In dat verband kan ook betekenis toekomen aan het antwoord op de vraag of is voldaan aan het ultimum remediumbeginsel en/of de aanzegplicht en in welke bedrijfstak de acties plaatsvinden.
Indien door de rechter wordt geoordeeld dat de staking onrechtmatig is, kan hij een dwangsom opleggen voor elke dag waarop de stakende werknemers de staking toch voortzetten.
Het recht op loon tijdens staking.
Stakende werknemers hebben geen recht op loon tijdens de staking.
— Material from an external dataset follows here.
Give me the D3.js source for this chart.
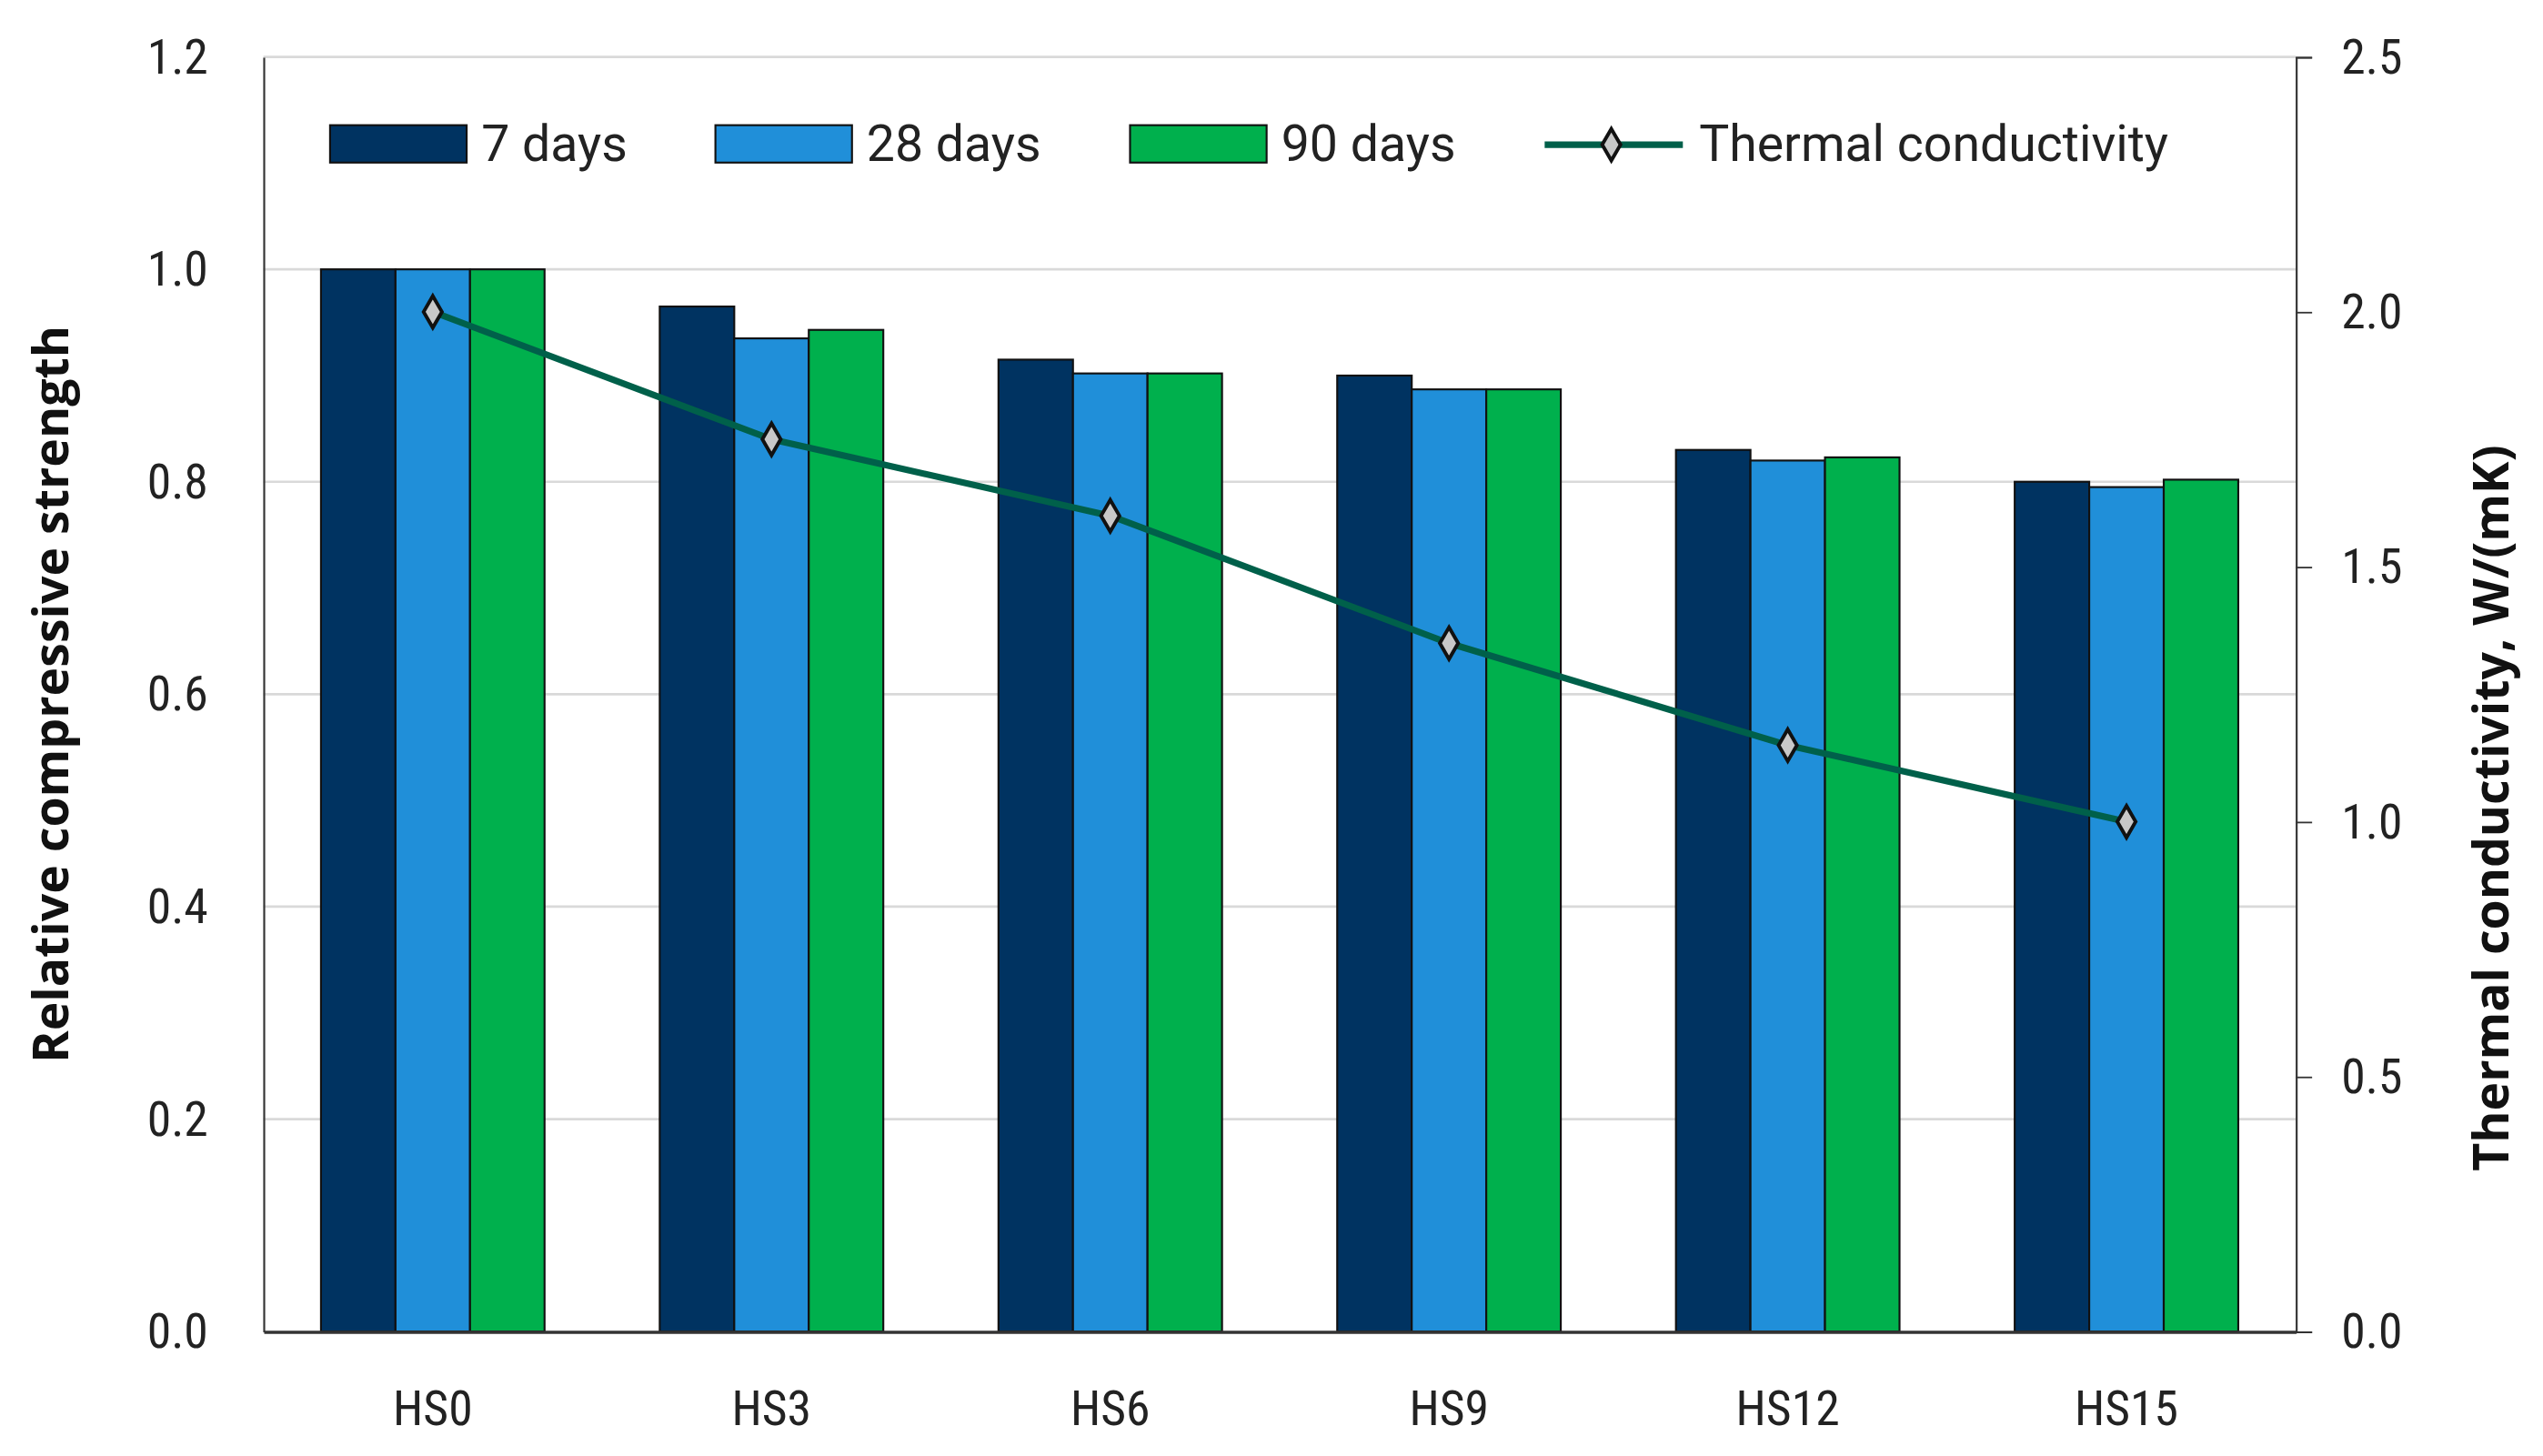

Een collectieve actie valt namelijk in de risicosfeer van de stakende werknemers. Zij hebben immers op eigen initiatief het werk neergelegd. De stakende werknemers hebben ook geen recht op een WW-uitkering tijdens de staking. In sommige gevallen bestaat wel een aanspraak op een uitkering uit de stakingskassen van de vakbond.
Werknemers die het werk wel willen uitvoeren, maar hiertoe door de staking worden belemmerd, hebben niet in alle gevallen recht op loon. Voor deze groep werknemers geldt dat het al dan niet behouden van het loon afhangt van de stakingsvorm.
Stakingen die door werknemersverenigingen zijn georganiseerd en alternatieve stakingen worden in de regel geacht in de risicosfeer van de werknemers te liggen. Tijdens deze collectieve acties komt in beginsel ook aan werkwillige werknemers geen loon toe als zij hierdoor het werk niet kunnen verrichten.
Bij wilde stakingen kunnen werkwilligen wel aanspraak maken op loon, mits zij ten aanzien van de staking als buitenstaander beschouwd worden. Dit geldt bijvoorbeeld voor werknemers die niets met de staking te maken hebben en die daarmee ook niet hebben ingestemd.
De stakende en niet stakende werknemers behouden volgens vaste rechtspraak wel aanspraak op loonvormen die niet direct afhankelijk zijn van het verrichten van werk. Voorbeelden zijn de leaseauto die privé mag worden gebruikt en kost en inwoning. Inkomsten die niet aan de periode van staking gerelateerd zijn, zoals een dertiende maand of bonus, blijven – afhankelijk van de omstandigheden van het geval – ook verschuldigd.
Tot slot
Een staking heeft voor meerdere partijen (soms verregaande) gevolgen. Alhoewel een staking een sociaal grondrecht is, zal niet elke werkonderbreking zomaar als rechtmatig worden beschouwd. Hoe dan ook, werknemers hebben met een staking een probaat middel om hun standpunten richting werkgever kracht bij te zetten. En daar is een staking doorgaans ook voor bedoeld.